### Challenge
Reproduce exactly, and only, the lines of the material below running from the line bearing "Recreate this image" through the line bearing "subcarrier = np.arange(30)". Leave any pictures out.

--- START OF Extracted data ---

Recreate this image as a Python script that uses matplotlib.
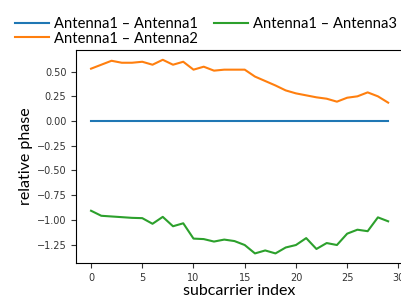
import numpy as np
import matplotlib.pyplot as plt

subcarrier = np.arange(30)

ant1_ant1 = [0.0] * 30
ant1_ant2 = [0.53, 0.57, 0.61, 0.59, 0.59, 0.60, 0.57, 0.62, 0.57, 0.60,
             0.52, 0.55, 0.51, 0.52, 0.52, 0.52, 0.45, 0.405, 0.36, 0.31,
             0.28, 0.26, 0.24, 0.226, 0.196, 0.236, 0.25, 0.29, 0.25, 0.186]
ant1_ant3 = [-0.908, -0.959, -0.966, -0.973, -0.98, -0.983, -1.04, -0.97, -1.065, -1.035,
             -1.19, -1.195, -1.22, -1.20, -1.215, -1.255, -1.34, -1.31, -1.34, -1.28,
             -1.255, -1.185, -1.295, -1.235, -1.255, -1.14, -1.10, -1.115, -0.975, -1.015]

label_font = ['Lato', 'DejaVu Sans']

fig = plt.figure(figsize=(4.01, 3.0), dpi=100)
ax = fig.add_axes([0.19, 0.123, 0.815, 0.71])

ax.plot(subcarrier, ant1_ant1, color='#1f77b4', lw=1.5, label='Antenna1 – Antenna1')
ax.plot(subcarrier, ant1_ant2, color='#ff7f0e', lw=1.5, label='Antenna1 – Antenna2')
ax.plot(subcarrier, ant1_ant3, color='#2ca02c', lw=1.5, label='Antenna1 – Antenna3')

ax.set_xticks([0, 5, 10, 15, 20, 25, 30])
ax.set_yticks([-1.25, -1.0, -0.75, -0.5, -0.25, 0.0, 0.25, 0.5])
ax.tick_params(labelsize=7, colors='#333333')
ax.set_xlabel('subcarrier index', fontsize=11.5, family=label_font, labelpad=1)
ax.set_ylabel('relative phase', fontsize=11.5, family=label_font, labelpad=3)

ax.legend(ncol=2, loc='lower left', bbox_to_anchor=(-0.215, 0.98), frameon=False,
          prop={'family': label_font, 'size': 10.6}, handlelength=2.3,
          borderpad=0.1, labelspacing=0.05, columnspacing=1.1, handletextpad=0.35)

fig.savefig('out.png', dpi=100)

--- END OF Extracted data ---
--- START OF Extracted data ---

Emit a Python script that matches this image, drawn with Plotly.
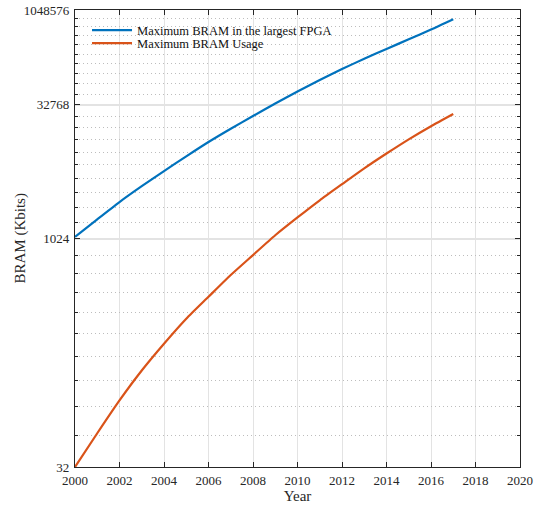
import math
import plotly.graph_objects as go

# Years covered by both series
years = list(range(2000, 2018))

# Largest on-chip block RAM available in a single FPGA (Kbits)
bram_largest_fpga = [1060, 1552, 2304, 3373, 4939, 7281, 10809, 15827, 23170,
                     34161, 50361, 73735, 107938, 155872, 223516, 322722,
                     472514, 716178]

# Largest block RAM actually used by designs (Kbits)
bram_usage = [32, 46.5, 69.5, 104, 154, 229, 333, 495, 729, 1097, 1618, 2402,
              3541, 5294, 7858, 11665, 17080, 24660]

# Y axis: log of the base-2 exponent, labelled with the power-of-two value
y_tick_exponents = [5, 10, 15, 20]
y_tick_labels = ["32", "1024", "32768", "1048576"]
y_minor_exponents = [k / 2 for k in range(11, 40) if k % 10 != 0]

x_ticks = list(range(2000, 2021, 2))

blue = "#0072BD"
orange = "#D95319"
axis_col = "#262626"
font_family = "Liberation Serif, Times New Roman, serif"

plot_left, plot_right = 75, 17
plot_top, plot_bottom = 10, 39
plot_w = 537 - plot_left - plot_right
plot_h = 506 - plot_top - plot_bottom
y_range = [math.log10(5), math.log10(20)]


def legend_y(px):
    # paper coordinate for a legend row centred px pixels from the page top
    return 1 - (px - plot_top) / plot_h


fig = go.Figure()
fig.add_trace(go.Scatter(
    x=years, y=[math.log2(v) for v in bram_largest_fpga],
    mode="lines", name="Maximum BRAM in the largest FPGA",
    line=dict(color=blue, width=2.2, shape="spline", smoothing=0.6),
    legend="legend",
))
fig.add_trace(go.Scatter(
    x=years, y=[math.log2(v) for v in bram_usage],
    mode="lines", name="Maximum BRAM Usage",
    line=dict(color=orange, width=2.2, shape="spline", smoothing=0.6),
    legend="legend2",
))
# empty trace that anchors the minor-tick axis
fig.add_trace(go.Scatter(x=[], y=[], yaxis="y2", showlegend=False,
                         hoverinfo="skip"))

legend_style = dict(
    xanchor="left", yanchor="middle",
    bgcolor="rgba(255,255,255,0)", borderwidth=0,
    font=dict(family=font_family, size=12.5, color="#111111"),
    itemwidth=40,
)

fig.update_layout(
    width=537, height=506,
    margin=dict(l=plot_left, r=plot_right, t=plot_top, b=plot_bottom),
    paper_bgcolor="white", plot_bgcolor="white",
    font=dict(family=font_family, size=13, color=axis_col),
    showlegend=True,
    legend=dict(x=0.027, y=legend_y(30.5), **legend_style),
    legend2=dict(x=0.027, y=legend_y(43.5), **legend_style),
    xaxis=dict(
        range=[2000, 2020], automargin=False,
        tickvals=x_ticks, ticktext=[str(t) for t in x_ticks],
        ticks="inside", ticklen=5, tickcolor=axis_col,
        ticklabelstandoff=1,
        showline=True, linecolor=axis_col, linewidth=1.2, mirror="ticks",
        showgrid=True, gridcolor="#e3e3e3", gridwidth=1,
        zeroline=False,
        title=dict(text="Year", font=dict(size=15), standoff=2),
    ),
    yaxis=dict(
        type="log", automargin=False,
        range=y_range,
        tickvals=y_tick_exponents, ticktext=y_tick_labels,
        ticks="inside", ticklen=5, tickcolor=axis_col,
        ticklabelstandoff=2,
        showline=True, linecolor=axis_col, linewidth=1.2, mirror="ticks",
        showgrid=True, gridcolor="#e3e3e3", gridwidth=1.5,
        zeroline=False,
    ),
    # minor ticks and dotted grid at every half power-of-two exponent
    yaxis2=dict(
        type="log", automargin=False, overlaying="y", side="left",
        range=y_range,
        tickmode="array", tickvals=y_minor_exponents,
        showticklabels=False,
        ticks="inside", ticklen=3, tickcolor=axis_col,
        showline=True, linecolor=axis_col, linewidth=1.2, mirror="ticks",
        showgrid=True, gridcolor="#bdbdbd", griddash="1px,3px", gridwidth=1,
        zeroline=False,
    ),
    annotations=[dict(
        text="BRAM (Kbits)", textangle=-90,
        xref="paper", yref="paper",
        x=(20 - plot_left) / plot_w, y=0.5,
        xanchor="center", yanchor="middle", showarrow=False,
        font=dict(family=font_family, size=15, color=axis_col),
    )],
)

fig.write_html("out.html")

--- END OF Extracted data ---
--- START OF Extracted data ---

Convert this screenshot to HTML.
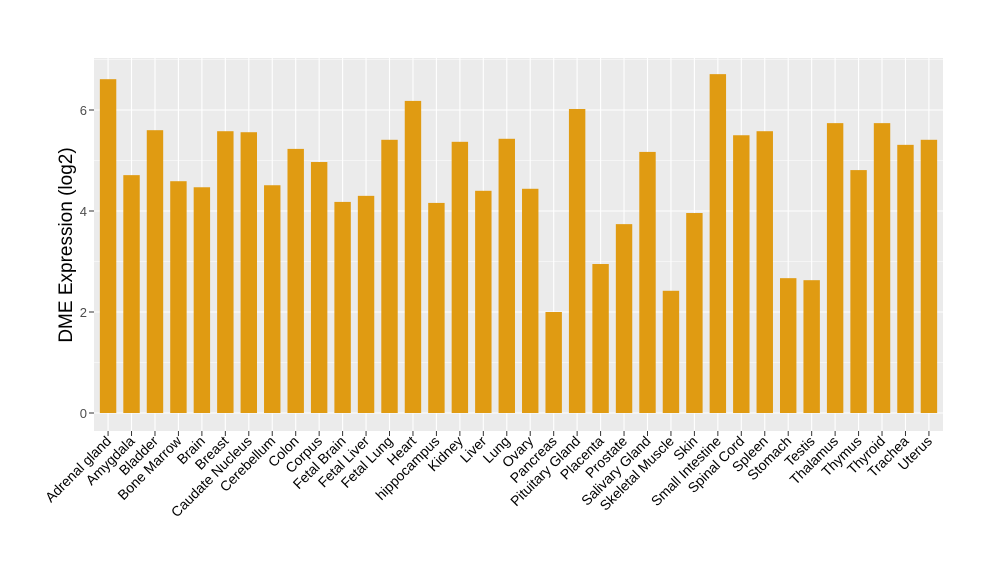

--- END OF Extracted data ---

### Right answer
Recreate this image as a Python script that uses matplotlib.
import numpy as np
import matplotlib.pyplot as plt

subcarrier = np.arange(30)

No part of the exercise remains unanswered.